Transformers replace recurrence and convolution with self-attention, letting models focus on the most relevant tokens anywhere in a sequence and enabling parallel training that scales.

The problem (before → after)

Before: RNNs and LSTMs process tokens sequentially, making long-range dependencies hard to learn and training slow to parallelize.
After: Self-attention compares every token with every other token at once, extracting relationships in parallel and shortening gradient paths.

Mental model first

Reading a paragraph, you don’t memorize every word in order—you glance back and forth, focusing on key phrases. Self-attention simulates that: each token asks, “Who in the sentence should I pay attention to for my current role?” The pattern of attention weights is a heatmap of relevance.

Just-in-time concepts

Queries, Keys, Values (Q, K, V): Each token is projected into these three spaces; attention uses Q·K to score relevance and mixes Values accordingly.
Scaled dot-product attention: softmax((QKᵀ)/√d) V, where √d stabilizes gradients.
Multi-head attention: Multiple attention “heads” capture different relations (syntax, coreference, position).
Positional encoding: Since attention is order-agnostic, add position information (sinusoidal or learned) to token embeddings.

First-pass solution

Seq2seq with attention already helped RNNs, but recurrence still serialized computation. The transformer removes recurrence entirely: stacks of attention and feedforward blocks, with residual connections and layer normalization, trained with teacher forcing.

Encoder: Layers of multi-head self-attention + position-wise feedforward networks build contextual token representations.
Decoder: Similar layers plus masked self-attention (to prevent peeking ahead) and cross-attention to the encoder outputs.
Training tricks: Label smoothing, learning-rate warmup with Adam, dropout.
Scaling: Larger models and datasets keep improving performance; attention cost is O(n²), motivating efficient variants (sparse, linearized, chunked).

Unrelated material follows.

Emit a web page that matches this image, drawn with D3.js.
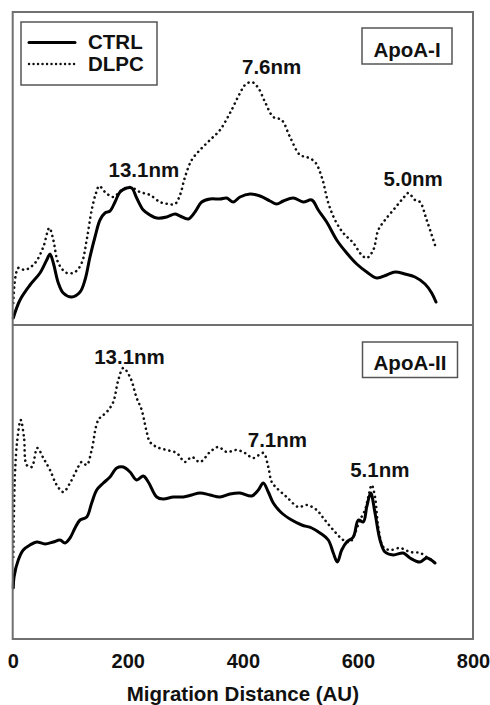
<!DOCTYPE html>
<html>
<head>
<meta charset="utf-8">
<script src="https://cdn.jsdelivr.net/npm/d3@7/dist/d3.min.js"></script>
<style>
  html, body { margin: 0; padding: 0; background: #fff; }
  svg { display: block; }
  text { font-family: "Liberation Sans", Arial, Helvetica, sans-serif; font-weight: bold; fill: #111; }
</style>
</head>
<body>
<svg id="chart" width="490" height="705"></svg>
<script>
// Densitometric scans of native gels: [migration distance (AU), intensity (AU)]
const apoA1_ctrl = [[1.0,7],[12.7,25],[30.1,40],[47.4,52],[59.1,65],[64.8,71],[70.6,62],[79.3,42],[87.9,32],[102.5,28],[117.0,33],[125.6,45],[134.3,68],[143.0,88],[151.7,105],[160.4,112],[169.1,114],[177.8,123],[186.5,133],[198.1,137],[206.8,137],[215.5,127],[227.0,115],[238.6,110],[250.3,107],[267.7,108],[282.1,111],[290.8,109],[305.2,106],[316.8,113],[328.5,123],[342.9,126],[360.3,126],[371.9,127],[383.4,123],[395.1,128],[412.4,131],[429.8,129],[447.2,124],[458.8,121],[470.3,124],[487.6,127],[505.0,123],[519.7,125],[531.1,115],[545.7,103],[563.1,85],[580.5,72],[597.9,61],[615.3,53],[632.6,47],[650.0,50],[664.4,53],[681.8,51],[699.2,48],[716.6,41],[728.2,32],[735.7,23]];
const apoA1_dlpc = [[1.0,22],[9.7,57],[21.4,55],[38.8,62],[53.2,78],[63.6,97],[70.6,85],[79.3,62],[93.9,52],[108.3,53],[119.9,62],[128.6,85],[137.3,115],[144.8,132],[150.5,139],[160.4,133],[174.8,128],[189.4,135],[203.9,138],[221.2,133],[238.6,130],[256.0,123],[270.4,121],[282.1,121],[290.8,130],[299.5,148],[311.1,165],[325.5,175],[342.9,185],[360.3,195],[377.7,212],[395.1,232],[403.7,240],[415.4,243],[426.9,237],[438.5,223],[452.9,208],[467.5,205],[481.9,188],[499.3,170],[510.9,168],[525.4,163],[537.0,148],[548.5,122],[560.2,105],[574.6,92],[592.0,82],[606.6,70],[615.3,67],[626.7,75],[635.4,95],[647.1,105],[664.4,117],[678.8,127],[687.5,132],[699.2,125],[707.9,123],[719.5,105],[733.9,80]];
const apoA2_ctrl = [[1.0,51],[2.3,62],[9.7,79],[18.4,89],[30.1,94],[41.7,97],[56.1,95],[70.6,97],[82.2,99],[90.9,96],[99.6,101],[108.3,111],[117.0,119],[128.6,122],[137.3,136],[146.0,149],[157.5,156],[169.1,162],[180.8,171],[192.2,172],[203.9,167],[215.5,159],[227.0,163],[235.7,157],[250.3,142],[261.7,140],[279.1,142],[296.5,142],[311.1,144],[325.5,146],[342.9,144],[360.3,142],[377.7,145],[395.1,146],[415.4,143],[426.9,149],[435.5,156],[444.2,147],[452.9,136],[467.5,126],[484.9,119],[502.3,114],[519.7,111],[534.1,106],[548.5,99],[557.2,86],[564.2,77],[571.8,89],[580.5,97],[592.0,102],[600.7,119],[609.3,117],[615.3,132],[622.2,146],[629.7,126],[638.4,99],[647.1,87],[661.5,84],[678.8,86],[690.5,81],[707.9,77],[719.5,81],[733.9,76]];
const apoA2_dlpc = [[1.0,82],[4.0,166],[8.0,199],[13.9,219],[19.6,202],[24.3,174],[33.0,172],[42.8,191],[53.2,181],[64.8,169],[76.5,154],[87.9,147],[99.6,156],[111.2,169],[119.9,177],[128.6,174],[137.3,189],[148.8,219],[163.4,227],[174.8,237],[183.5,259],[192.2,271],[203.9,262],[215.5,241],[224.2,229],[232.9,207],[238.6,197],[250.3,192],[267.7,189],[285.0,186],[299.5,177],[311.1,182],[325.5,177],[342.9,187],[357.3,192],[371.9,187],[389.3,189],[403.7,186],[418.2,181],[435.5,186],[444.2,172],[450.1,157],[458.8,151],[476.2,142],[496.4,132],[510.9,134],[528.4,129],[539.8,121],[557.2,109],[574.6,99],[586.2,97],[594.9,106],[603.6,119],[612.3,129],[618.0,142],[623.9,154],[629.7,142],[635.4,112],[644.1,92],[655.7,89],[673.1,91],[690.5,87],[707.9,86],[719.5,82],[733.9,77]];

// Particle-size annotations: [label, migration distance, intensity]
const apoA1_labels = [["13.1nm",228,148],["7.6nm",450,251],["5.0nm",696,139]];
const apoA2_labels = [["13.1nm",203,275],["7.1nm",460,192],["5.1nm",638,162]];

const xTicks = [0, 200, 400, 600, 800];
const seriesNames = ["CTRL", "DLPC"];
const panelNames = ["ApoA-I", "ApoA-II"];

const svg = d3.select("#chart");
const frameL = 12.7, frameR = 473, frameT = 12, frameMid = 325, frameB = 639;

const x = d3.scaleLinear().domain([0, 800]).range([frameL, frameR]);
const yTop = d3.scaleLinear().domain([0, 313]).range([frameMid, frameT]);
const yBot = d3.scaleLinear().domain([0, 314]).range([frameB, frameMid]);

const solid = { stroke: "#000", width: 3, dash: null, cap: "round" };
const dotted = { stroke: "#111", width: 2.6, dash: "0.1 5", cap: "round" };

function drawPanel(y, ctrl, dlpc, labels, name, box) {
  const line = d3.line().x(d => x(d[0])).y(d => y(d[1])).curve(d3.curveCatmullRom.alpha(0.5));
  [[dlpc, dotted], [ctrl, solid]].forEach(([data, st]) => {
    svg.append("path")
      .attr("d", line(data))
      .attr("fill", "none")
      .attr("stroke", st.stroke)
      .attr("stroke-width", st.width)
      .attr("stroke-linecap", st.cap)
      .attr("stroke-linejoin", "round")
      .attr("stroke-dasharray", st.dash);
  });
  labels.forEach(([t, lx, ly]) => {
    svg.append("text").attr("x", x(lx)).attr("y", y(ly))
      .attr("text-anchor", "middle").attr("font-size", 20.5).text(t);
  });
  svg.append("rect").attr("x", box[0]).attr("y", box[1])
    .attr("width", box[2] - box[0]).attr("height", box[3] - box[1])
    .attr("fill", "#fff").attr("stroke", "#555").attr("stroke-width", 1.5);
  svg.append("text").attr("x", (box[0] + box[2]) / 2).attr("y", box[3] - 7.5)
    .attr("text-anchor", "middle").attr("font-size", 20.5).text(name);
}

drawPanel(yTop, apoA1_ctrl, apoA1_dlpc, apoA1_labels, panelNames[0], [362, 28, 452, 64]);
drawPanel(yBot, apoA2_ctrl, apoA2_dlpc, apoA2_labels, panelNames[1], [362.5, 342, 457.5, 377.5]);

// Frame and panel divider
svg.append("rect").attr("x", frameL).attr("y", frameT)
  .attr("width", frameR - frameL).attr("height", frameB - frameT)
  .attr("fill", "none").attr("stroke", "#707070").attr("stroke-width", 2);
svg.append("line").attr("x1", frameL).attr("x2", frameR).attr("y1", frameMid).attr("y2", frameMid)
  .attr("stroke", "#707070").attr("stroke-width", 2);

// Bottom axis: labels only
const axis = d3.axisBottom(x).tickValues(xTicks).tickSize(0).tickPadding(0).tickFormat(d3.format("d"));
const gx = svg.append("g").attr("transform", `translate(0,${frameB})`).call(axis);
gx.select(".domain").remove();
gx.selectAll("text").attr("dy", null).attr("y", 29)
  .attr("font-size", 20).attr("font-family", null).attr("fill", "#111");

svg.append("text").attr("x", (frameL + frameR) / 2).attr("y", 701)
  .attr("text-anchor", "middle").attr("font-size", 20.5).text("Migration Distance (AU)");

// Legend
const lg = svg.append("g");
lg.append("rect").attr("x", 21).attr("y", 22).attr("width", 136).attr("height", 63)
  .attr("fill", "#fff").attr("stroke", "#555").attr("stroke-width", 1.5);
[[solid, 42.5, seriesNames[0]], [dotted, 64, seriesNames[1]]].forEach(([st, ly, t]) => {
  lg.append("line").attr("x1", 29).attr("x2", 75).attr("y1", ly).attr("y2", ly)
    .attr("stroke", st.stroke).attr("stroke-width", st === solid ? 3 : 2.4)
    .attr("stroke-linecap", st.cap).attr("stroke-dasharray", st === solid ? null : "0.1 4.4");
  lg.append("text").attr("x", 88).attr("y", ly + 6.5).attr("font-size", 20.5).text(t);
});
</script>
</body>
</html>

Code as a byproduct (minimal attention)

import torch
import torch.nn.functional as F

def scaled_dot_attn(Q, K, V):
    d = Q.size(-1)
    scores = Q @ K.transpose(-2, -1) / (d ** 0.5)
    weights = F.softmax(scores, dim=-1)
    return weights @ V, weights

Principles, not prescriptions

Separate content retrieval (attention) from computation (feedforward) and sequence order (positional encoding).
Parallelize wherever possible; remove unnecessary sequential bottlenecks.
Use multiple views (heads) to capture diverse relations.

Common pitfalls

Ignoring positions: Without positional encoding, the model cannot distinguish permutations.
Overfitting heads: Too many heads with tiny dimensions can underutilize capacity.
Length scaling: O(n²) attention becomes expensive; use efficient attention for long inputs.

Connections and contrasts

See also: [/blog/gans] (alternative generative modeling), [/blog/graph-neural-networks] (message passing vs attention), [/blog/automatic-differentiation] (training mechanics).

Quick checks

Why divide by √d in attention? — To keep dot-product magnitudes in a stable range for softmax.
What does multi-head attention buy you? — Parallel relation types, improving expressiveness.
Why mask decoder self-attention? — To prevent information leakage from future tokens during training.